The underlying contract claim was brought against the insured that designs and builds anaerobic digesters used to create biogas. The insured was to design and build an anaerobic digester for the plaintiff in the underlying breach of contract suit but allegedly failed to fulfill its design duties, responsibilities, and obligations under the contract in that it did not properly design substantial portions of the system. The insurer defended the insured under the reservation of rights, but later decided it would no longer provide a defense and eventually judgment was entered against the insured for approximately $275,000 in damages and attorneys’ fees.

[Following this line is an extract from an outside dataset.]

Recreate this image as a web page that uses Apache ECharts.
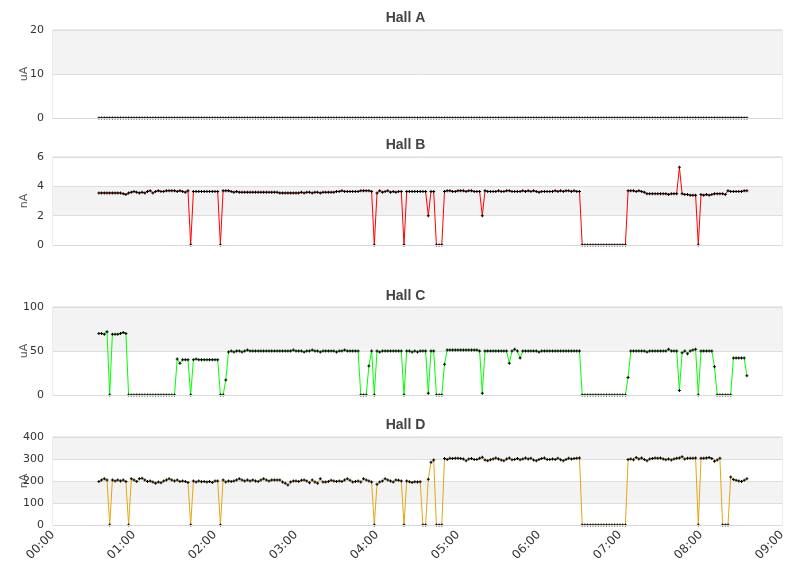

The E&O coverage part included a breach of contract exclusion that was added by endorsement which provided the policy did not apply to claims or damages based upon or arising out of breach of contract. The insured argued the breach of contract exclusion was so broad it rendered the E&O professional liability coverage illusory and therefore could not be enforced. The district court declared the professional liability coverage was not illusory because it would still apply to third-party claims and that even if it was determined to be illusory, the remedy would be to reform the contract to allow coverage for third-party claims, not to allow coverage for all professional liability claims
The Seventh Circuit disagreed and found the exclusion at issue was extremely broad. It focused on the use of the phrase “based upon or arising out of” the contract which included a class of claims more expansive than those based upon the contracts. Applying Wisconsin law, it found that the term “arising out of” has been interpreted so broadly to reach any conduct that has at least some causal relationship between the injury and the event not covered, which would include third party claims as well. Moreover, the breach of contract exclusion would apply to all contracts whether express or oral and even including implied contracts. Because the exclusion would include claims of third parties, claims of professional negligence would fall within the contract exclusion because they necessarily arise out of the express, oral, or implied contract under which the insured rendered professional services.
When a policy’s coverage proves to be illusory, the policy then may be reformed to meet an insured’s reasonable expectation of coverage. Here, the court found there was no reason to believe the insured in purchasing E&O coverage to provide insurance against professional malpractice claims had a reasonable expectation that it was obtaining insurance only for claims for professional malpractice brought by third-parties. The 7th Circuit noted an E&O policy is professional liability insurance which is designed to insure members of professional groups from liability arising out of the special risk such as negligence, omissions, mistakes and errors inherent in the practice of their profession. Thus, the policy should be reformed so as to meet the reasonable expectations of the insured as to E&O policy’s coverage for liability arising out of negligence, omissions, mistakes, and errors inherent to the profession. The 7th Circuit reversed and remanded for further proceedings as to how the policy should be reformed.
Professionals who have E&O insurance should be mindful of broad exclusions which may render coverage illusory. On the other hand, insurers who issue professional liability E&O policies need to make sure the exclusions are not so broad to take away the very coverage which the insured intended to purchase.